### What needs to be done
Leaving out all pictures, copy exactly the lines from the one containing "Give me the matplotlib source for this chart." down to the one containing "s.set_visible(False)", both of them included.

Dataset excerpt
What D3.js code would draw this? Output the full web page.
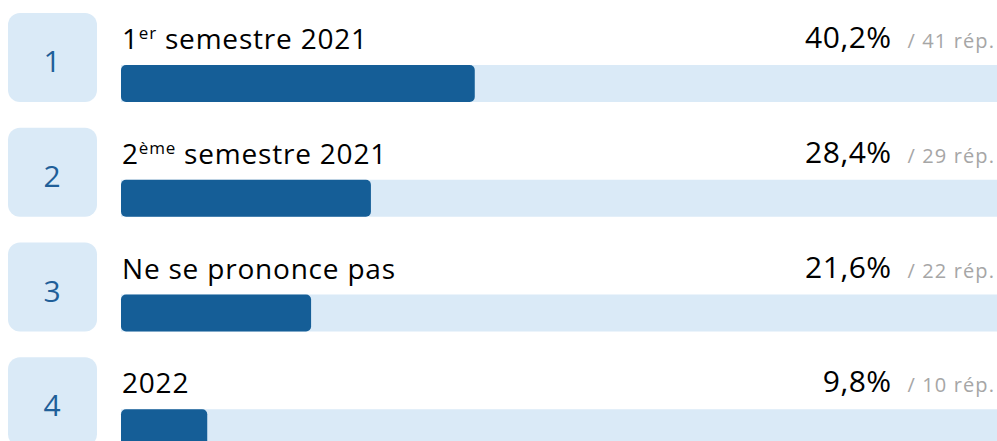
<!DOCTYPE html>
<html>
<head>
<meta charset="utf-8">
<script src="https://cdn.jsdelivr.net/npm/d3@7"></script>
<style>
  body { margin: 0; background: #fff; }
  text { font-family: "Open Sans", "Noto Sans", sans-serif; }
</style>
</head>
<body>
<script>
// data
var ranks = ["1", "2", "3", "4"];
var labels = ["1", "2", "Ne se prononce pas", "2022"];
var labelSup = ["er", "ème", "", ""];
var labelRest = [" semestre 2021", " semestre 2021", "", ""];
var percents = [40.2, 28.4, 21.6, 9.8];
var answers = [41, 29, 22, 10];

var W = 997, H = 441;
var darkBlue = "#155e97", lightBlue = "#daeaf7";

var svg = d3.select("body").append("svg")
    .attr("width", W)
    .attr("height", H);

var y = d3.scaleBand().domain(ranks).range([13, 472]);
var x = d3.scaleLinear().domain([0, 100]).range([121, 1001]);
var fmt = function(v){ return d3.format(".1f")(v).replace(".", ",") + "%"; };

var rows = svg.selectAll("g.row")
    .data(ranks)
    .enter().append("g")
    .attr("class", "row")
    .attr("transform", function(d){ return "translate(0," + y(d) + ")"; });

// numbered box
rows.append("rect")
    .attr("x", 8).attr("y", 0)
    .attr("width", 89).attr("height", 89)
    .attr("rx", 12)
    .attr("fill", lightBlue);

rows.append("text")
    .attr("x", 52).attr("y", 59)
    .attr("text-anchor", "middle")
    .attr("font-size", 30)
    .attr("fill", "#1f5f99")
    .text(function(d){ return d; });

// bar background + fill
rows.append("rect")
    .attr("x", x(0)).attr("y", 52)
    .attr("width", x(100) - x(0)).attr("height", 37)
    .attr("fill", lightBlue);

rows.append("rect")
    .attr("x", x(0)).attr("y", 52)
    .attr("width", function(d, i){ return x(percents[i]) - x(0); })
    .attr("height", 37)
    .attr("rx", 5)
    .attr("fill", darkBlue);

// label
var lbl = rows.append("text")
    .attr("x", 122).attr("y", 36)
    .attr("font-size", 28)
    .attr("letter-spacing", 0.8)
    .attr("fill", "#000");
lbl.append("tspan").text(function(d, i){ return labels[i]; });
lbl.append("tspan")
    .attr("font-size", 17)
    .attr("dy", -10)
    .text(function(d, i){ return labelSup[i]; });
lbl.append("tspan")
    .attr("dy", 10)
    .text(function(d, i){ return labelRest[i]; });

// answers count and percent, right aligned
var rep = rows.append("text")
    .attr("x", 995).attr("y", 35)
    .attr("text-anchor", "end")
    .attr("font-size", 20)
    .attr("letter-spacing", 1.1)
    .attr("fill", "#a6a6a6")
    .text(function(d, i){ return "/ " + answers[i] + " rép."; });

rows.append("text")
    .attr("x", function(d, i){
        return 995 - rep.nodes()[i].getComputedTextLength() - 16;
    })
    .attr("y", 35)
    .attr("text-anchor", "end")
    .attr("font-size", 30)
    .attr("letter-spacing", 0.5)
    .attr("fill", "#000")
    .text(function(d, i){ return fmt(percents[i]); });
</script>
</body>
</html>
* * *
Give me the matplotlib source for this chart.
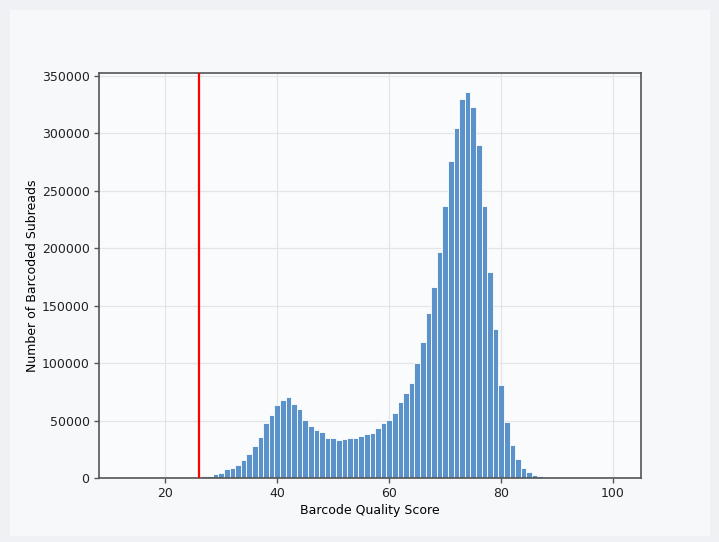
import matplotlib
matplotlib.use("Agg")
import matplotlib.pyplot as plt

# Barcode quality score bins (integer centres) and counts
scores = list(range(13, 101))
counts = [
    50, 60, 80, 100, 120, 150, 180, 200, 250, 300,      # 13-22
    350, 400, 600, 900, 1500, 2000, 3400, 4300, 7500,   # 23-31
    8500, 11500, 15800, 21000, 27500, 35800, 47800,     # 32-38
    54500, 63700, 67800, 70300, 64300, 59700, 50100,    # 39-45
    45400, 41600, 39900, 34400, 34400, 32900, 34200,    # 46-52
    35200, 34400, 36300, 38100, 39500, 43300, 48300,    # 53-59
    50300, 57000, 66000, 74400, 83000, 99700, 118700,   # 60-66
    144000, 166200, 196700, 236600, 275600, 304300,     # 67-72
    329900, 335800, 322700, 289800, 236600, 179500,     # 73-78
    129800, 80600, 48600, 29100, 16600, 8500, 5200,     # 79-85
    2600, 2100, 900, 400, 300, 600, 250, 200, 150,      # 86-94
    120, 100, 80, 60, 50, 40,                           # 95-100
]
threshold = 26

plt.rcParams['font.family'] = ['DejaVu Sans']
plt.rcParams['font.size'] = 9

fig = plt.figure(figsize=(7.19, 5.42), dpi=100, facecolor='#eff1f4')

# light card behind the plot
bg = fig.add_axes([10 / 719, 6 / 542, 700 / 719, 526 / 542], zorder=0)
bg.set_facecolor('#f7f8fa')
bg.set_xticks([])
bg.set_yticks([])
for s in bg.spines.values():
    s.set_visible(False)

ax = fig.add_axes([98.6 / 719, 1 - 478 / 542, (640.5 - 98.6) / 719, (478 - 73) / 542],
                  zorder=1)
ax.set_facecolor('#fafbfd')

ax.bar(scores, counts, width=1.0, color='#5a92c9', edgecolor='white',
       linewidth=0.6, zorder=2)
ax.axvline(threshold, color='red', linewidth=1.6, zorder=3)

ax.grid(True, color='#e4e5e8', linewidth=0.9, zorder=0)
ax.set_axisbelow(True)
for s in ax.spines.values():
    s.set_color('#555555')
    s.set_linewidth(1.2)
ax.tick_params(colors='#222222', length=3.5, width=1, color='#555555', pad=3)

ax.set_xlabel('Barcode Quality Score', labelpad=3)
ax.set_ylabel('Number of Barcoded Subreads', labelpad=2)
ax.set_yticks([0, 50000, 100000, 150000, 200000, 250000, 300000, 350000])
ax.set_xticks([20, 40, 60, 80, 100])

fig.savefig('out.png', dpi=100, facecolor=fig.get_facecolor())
--
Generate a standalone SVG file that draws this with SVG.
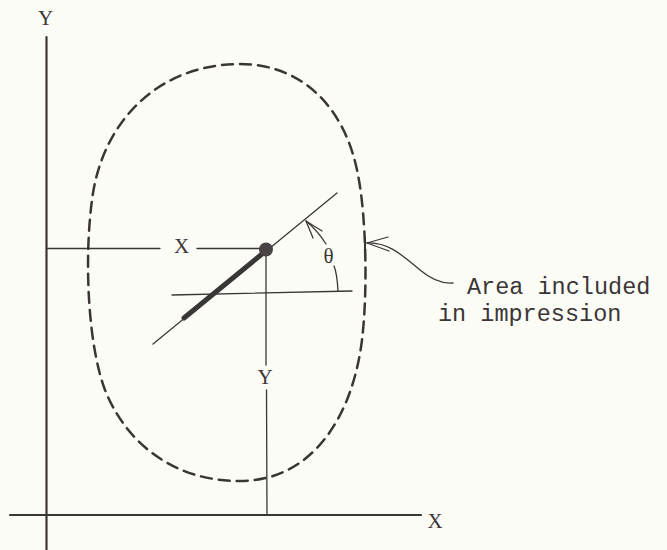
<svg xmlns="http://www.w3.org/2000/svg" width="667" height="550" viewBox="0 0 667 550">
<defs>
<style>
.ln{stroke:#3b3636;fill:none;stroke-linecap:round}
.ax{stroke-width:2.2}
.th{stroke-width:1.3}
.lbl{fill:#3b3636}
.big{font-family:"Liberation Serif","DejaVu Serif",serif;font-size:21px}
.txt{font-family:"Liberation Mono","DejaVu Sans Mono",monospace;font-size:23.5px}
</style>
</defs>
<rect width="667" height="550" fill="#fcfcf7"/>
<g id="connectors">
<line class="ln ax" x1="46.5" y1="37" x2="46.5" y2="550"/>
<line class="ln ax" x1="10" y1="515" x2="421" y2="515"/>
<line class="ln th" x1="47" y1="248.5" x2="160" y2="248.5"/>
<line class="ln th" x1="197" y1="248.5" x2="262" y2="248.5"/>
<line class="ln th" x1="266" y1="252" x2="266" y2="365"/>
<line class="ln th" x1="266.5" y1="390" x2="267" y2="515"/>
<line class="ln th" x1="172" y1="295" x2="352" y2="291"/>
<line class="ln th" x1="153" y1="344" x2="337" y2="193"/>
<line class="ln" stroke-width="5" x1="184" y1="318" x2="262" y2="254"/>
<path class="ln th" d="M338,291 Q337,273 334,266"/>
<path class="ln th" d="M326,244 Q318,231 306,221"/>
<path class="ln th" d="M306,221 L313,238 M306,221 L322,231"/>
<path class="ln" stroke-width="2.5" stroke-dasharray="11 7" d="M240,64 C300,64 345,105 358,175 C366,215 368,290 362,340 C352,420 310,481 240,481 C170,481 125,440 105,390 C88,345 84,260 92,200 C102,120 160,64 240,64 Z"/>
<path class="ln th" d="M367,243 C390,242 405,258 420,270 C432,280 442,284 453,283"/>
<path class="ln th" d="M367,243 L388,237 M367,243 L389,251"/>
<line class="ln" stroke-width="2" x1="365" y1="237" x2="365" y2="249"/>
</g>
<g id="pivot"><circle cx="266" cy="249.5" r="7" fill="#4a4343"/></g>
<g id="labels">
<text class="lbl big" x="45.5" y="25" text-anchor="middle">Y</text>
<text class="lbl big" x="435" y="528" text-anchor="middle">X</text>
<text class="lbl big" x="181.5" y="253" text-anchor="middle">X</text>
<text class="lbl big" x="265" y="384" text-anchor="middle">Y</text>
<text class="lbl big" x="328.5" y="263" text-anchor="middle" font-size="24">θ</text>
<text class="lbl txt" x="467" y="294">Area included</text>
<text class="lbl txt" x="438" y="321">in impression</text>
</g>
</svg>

### Answer to this task
Give me the matplotlib source for this chart.
import matplotlib
matplotlib.use("Agg")
import matplotlib.pyplot as plt

# Barcode quality score bins (integer centres) and counts
scores = list(range(13, 101))
counts = [
    50, 60, 80, 100, 120, 150, 180, 200, 250, 300,      # 13-22
    350, 400, 600, 900, 1500, 2000, 3400, 4300, 7500,   # 23-31
    8500, 11500, 15800, 21000, 27500, 35800, 47800,     # 32-38
    54500, 63700, 67800, 70300, 64300, 59700, 50100,    # 39-45
    45400, 41600, 39900, 34400, 34400, 32900, 34200,    # 46-52
    35200, 34400, 36300, 38100, 39500, 43300, 48300,    # 53-59
    50300, 57000, 66000, 74400, 83000, 99700, 118700,   # 60-66
    144000, 166200, 196700, 236600, 275600, 304300,     # 67-72
    329900, 335800, 322700, 289800, 236600, 179500,     # 73-78
    129800, 80600, 48600, 29100, 16600, 8500, 5200,     # 79-85
    2600, 2100, 900, 400, 300, 600, 250, 200, 150,      # 86-94
    120, 100, 80, 60, 50, 40,                           # 95-100
]
threshold = 26

plt.rcParams['font.family'] = ['DejaVu Sans']
plt.rcParams['font.size'] = 9

fig = plt.figure(figsize=(7.19, 5.42), dpi=100, facecolor='#eff1f4')

# light card behind the plot
bg = fig.add_axes([10 / 719, 6 / 542, 700 / 719, 526 / 542], zorder=0)
bg.set_facecolor('#f7f8fa')
bg.set_xticks([])
bg.set_yticks([])
for s in bg.spines.values():
    s.set_visible(False)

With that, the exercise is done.